When I think of creativity and output, Elizabeth Gilbert is one of my favorite examples. Of course she's wildly popular, but it's not that. It's because she was a western men's magazine writer when she decided to write the memoir of her world travels, which just happened to turn out to become one of the most trendy women's books about finding oneself.


It's not like she set out to write a trendy women's book - she was a men's magazine writer, for Pete's sake. But then, after Eat Pray Love? Anyone would have been paralyzed by the success of what she'd just accomplished. She was a women's writer now. A women's memoir writer. And at first, she wrote a sequel.


But then she wrote another fiction novel, this time about a main character obsessed with moss. Was it because Gilbert's agent told her that women were wild about moss these days that she dove into investigating the plant world for her next book?
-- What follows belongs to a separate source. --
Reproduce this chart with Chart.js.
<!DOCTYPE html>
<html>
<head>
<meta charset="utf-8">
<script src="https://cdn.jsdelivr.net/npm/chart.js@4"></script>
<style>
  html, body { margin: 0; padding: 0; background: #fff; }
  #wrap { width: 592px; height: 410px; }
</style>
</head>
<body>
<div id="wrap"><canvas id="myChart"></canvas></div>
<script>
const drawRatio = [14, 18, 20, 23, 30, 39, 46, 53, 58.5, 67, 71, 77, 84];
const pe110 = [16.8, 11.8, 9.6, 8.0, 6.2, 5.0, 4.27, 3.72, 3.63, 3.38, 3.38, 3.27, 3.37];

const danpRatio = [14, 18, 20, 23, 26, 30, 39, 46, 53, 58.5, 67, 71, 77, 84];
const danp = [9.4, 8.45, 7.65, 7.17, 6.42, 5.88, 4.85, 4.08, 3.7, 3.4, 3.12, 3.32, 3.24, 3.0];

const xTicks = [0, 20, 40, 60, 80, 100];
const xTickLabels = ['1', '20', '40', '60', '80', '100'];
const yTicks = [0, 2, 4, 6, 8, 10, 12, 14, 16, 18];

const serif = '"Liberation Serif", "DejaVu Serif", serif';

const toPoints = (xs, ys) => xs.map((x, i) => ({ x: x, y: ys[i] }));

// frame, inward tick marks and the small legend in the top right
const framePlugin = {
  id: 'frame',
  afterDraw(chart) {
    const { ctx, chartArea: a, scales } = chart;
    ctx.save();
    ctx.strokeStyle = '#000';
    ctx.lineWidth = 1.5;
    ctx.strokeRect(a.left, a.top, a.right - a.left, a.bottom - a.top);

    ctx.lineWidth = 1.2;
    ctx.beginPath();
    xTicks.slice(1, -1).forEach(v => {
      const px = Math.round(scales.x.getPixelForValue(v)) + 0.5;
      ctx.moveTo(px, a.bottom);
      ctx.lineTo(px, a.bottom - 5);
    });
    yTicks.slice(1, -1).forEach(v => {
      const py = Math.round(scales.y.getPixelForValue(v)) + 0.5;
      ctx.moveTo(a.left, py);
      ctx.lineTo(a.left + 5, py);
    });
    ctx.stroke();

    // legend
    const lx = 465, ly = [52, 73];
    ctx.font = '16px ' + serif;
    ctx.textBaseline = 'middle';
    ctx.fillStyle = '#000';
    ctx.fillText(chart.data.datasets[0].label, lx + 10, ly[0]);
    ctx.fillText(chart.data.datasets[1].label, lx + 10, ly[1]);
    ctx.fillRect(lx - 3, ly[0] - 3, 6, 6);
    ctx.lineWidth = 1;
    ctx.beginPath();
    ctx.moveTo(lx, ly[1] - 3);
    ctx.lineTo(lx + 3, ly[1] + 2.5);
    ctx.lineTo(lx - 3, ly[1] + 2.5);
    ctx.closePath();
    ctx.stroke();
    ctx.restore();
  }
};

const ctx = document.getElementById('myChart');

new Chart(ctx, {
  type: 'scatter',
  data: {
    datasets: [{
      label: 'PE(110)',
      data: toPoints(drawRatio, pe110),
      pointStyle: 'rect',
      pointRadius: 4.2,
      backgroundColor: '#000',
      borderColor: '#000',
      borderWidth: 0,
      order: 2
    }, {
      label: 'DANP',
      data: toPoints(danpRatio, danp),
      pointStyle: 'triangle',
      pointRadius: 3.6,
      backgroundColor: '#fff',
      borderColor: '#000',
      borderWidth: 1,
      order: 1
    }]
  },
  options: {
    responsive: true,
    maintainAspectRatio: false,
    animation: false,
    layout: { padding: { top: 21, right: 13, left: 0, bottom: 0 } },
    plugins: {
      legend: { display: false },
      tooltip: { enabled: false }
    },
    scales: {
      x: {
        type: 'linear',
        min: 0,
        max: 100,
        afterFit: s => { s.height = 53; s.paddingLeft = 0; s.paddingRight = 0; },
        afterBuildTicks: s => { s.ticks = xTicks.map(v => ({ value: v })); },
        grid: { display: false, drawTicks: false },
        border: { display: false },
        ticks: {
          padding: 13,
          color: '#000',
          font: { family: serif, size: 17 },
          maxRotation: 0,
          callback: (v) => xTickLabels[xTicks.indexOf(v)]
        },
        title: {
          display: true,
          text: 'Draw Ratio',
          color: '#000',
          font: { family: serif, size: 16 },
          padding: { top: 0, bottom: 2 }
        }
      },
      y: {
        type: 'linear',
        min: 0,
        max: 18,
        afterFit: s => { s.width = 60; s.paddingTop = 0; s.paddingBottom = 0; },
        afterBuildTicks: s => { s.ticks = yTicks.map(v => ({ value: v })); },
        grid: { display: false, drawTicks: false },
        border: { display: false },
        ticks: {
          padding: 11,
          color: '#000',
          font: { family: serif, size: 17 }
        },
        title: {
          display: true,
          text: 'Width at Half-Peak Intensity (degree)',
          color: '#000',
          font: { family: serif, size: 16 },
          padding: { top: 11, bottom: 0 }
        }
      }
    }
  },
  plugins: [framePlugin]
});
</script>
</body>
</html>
Doubtful. It's because she followed what the hell she wanted to do instead of going with all the outside advice I'm sure was constantly buzzing around her head.


She won big, but still managed to do what she wanted. (Then in 2015, she wrote a book on creativity called Big Magic where she reflected on all this and I totally recommend you check it out, along with her boss Ted Talk.)


So one day recently, I noticed that all the blogs I was following were very unlike the blog I said I would create, the prison of a blog I hated. And I thought "Hmm. Perhaps other people would like something different from my stunted blog of many rules which I don't post on anyway."


And I hope you do, but one way or the other, I know I'm hella ready for something different. ;-) Welcome.